A Guide To STARTING A BUSINESS IN MINNESOTA 44th Ed 2026

SPECIAL TYPES OF BUSINESS ORGANIZATIONS

S CORPORATIONS Requirements and Considerations Formation and Election

• Both S and C corporations begin with filing Minnesota Business Corporation | Articles of Incorporation with the Office of the Minnesota Secretary of State. Fee for filing. At this stage, there is no distinction: both are simply business corporations under Minnesota law. • S corporation status is not automatic—it is a tax election made by filing IRS Form 2553, Election by a Small Business Corporation with unanimous written consent from all shareholders. This allows the corporation to be taxed under Subchapter S of the Internal Revenue Code, rather than Subchapter C (the default).​ • Once the IRS approves the S election, Minnesota honors that status—no state-specific S-corp election is required. Eligibility for S Corporation Status • Strict requirements govern S corp eligibility: • No more than 100 shareholders. • Shareholders must be individuals, certain trusts, or estates; no non-individuals except these exceptions. •All shareholders must be U.S. citizens or resident aliens; nonresident aliens are not permitted. • Only one class of stock is allowed (voting-rights differences are allowed, but not differences in distribution/ownership priority). • Some corporations (such as certain financial institutions and insurance companies) cannot elect S corp status due to statutory exclusions.​ Tax Treatment • S corporations are pass-through entities for tax purposes: income, losses, deductions, and credits “pass through” to shareholders, who report them on their individual tax returns, similar to a partnership.

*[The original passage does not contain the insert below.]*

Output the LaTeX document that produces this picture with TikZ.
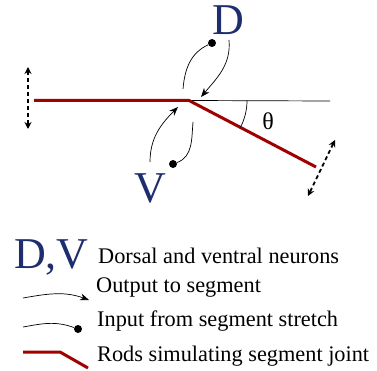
\documentclass[tikz,border=0pt]{standalone}
\usepackage{fontspec}
\setmainfont{Liberation Serif}
\usetikzlibrary{arrows.meta}
\definecolor{rodred}{RGB}{160,0,0}
\definecolor{nblue}{RGB}{30,45,110}
\begin{document}
\begin{tikzpicture}[x=1pt,y=-1pt,
  rod/.style={draw=rodred,line width=3pt},
  thin/.style={draw=black,line width=0.7pt},
  outarrow/.style={thin,-{Stealth[length=9pt,width=7pt]}},
  dotnode/.style={circle,fill=black,inner sep=0pt,minimum size=8pt},
  neur/.style={text=nblue,font=\fontsize{44}{44}\selectfont,inner sep=0pt},
  lbl/.style={font=\fontsize{22.3}{24}\selectfont,anchor=west,inner sep=0pt},
  dash2/.style={line width=1.8pt,dash pattern=on 4pt off 3pt,{Stealth[length=7pt,width=7pt]}-{Stealth[length=7pt,width=7pt]}}]
\useasboundingbox (0,0) rectangle (377,371);
% main geometry
\coordinate (joint) at (189,100.5);
\coordinate (lend) at (34,100.5);
\coordinate (hend) at (330,101);
\coordinate (tend) at (316,167);
\draw[thin] (joint) -- (hend);
\draw[rod] (lend) -- (joint) -- (tend);
\draw[thin] ([shift={(0:58pt)}]joint) arc[start angle=0,end angle=-27.5,radius=58pt];
\node[font=\fontsize{24}{24}\selectfont,inner sep=0pt] (theta) at (268,121) {θ};
% dashed double arrows
\coordinate (la1) at (28,67);
\coordinate (la2) at (28,129);
\draw[dash2] (la1) -- (la2);
\coordinate (ra1) at (335,140);
\coordinate (ra2) at (308,196);
\draw[dash2] (ra1) -- (ra2);
% neurons
\node[neur] (D) at (228,20) {D};
\node[neur] (V) at (150,188) {V};
\node[dotnode] (dD) at (212,43) {};
\node[dotnode] (dV) at (173,164) {};
\coordinate (dDend) at (183,89);
\coordinate (dDout) at (229,40);
\coordinate (dDtip) at (201,97);
\coordinate (vout) at (150,162);
\coordinate (vtip) at (178,107);
\coordinate (dVend) at (193,122);
\draw[thin] (dD) to[out=205,in=85] (dDend);
\draw[outarrow] (dDout) to[out=-85,in=50] (dDtip);
\draw[outarrow] (vout) to[out=90,in=225] (vtip);
\draw[thin] (dV) to[out=20,in=-95] (dVend);
% legend
\node[neur,anchor=west] (DV) at (14,257) {D,V};
\node[lbl] (l1) at (98,256) {Dorsal and ventral neurons};
\node[lbl] (l2) at (96,288) {Output to segment};
\node[lbl] (l3) at (97,321) {Input from segment stretch};
\node[lbl] (l4) at (97,356) {Rods simulating segment joint};
\coordinate (a1) at (23,298);
\coordinate (a2) at (89,300);
\draw[outarrow] (a1) to[out=10,in=160] (a2);
\coordinate (b1) at (23,327);
\node[dotnode] (bdot) at (78,329) {};
\draw[thin] (b1) to[out=10,in=160] (bdot);
\coordinate (c1) at (23,352);
\coordinate (c2) at (60,352);
\coordinate (c3) at (88,368);
\draw[rod] (c1) -- (c2) -- (c3);
\end{tikzpicture}
\end{document}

S corporations do not pay federal income tax at the corporate level.​ • Profits are taxable to shareholders whether or not distributed as dividends. • For Minnesota tax purposes, the S corporation must file Form M8, S Corporation Return and is subject to a minimum fee based on Minnesota-sourced property, payroll, and sales if it meets the state threshold.​ • C corporations, by contrast, are separate taxable entities—profits are taxed to the corporation, and dividends are taxed again to shareholders, resulting in “double taxation.”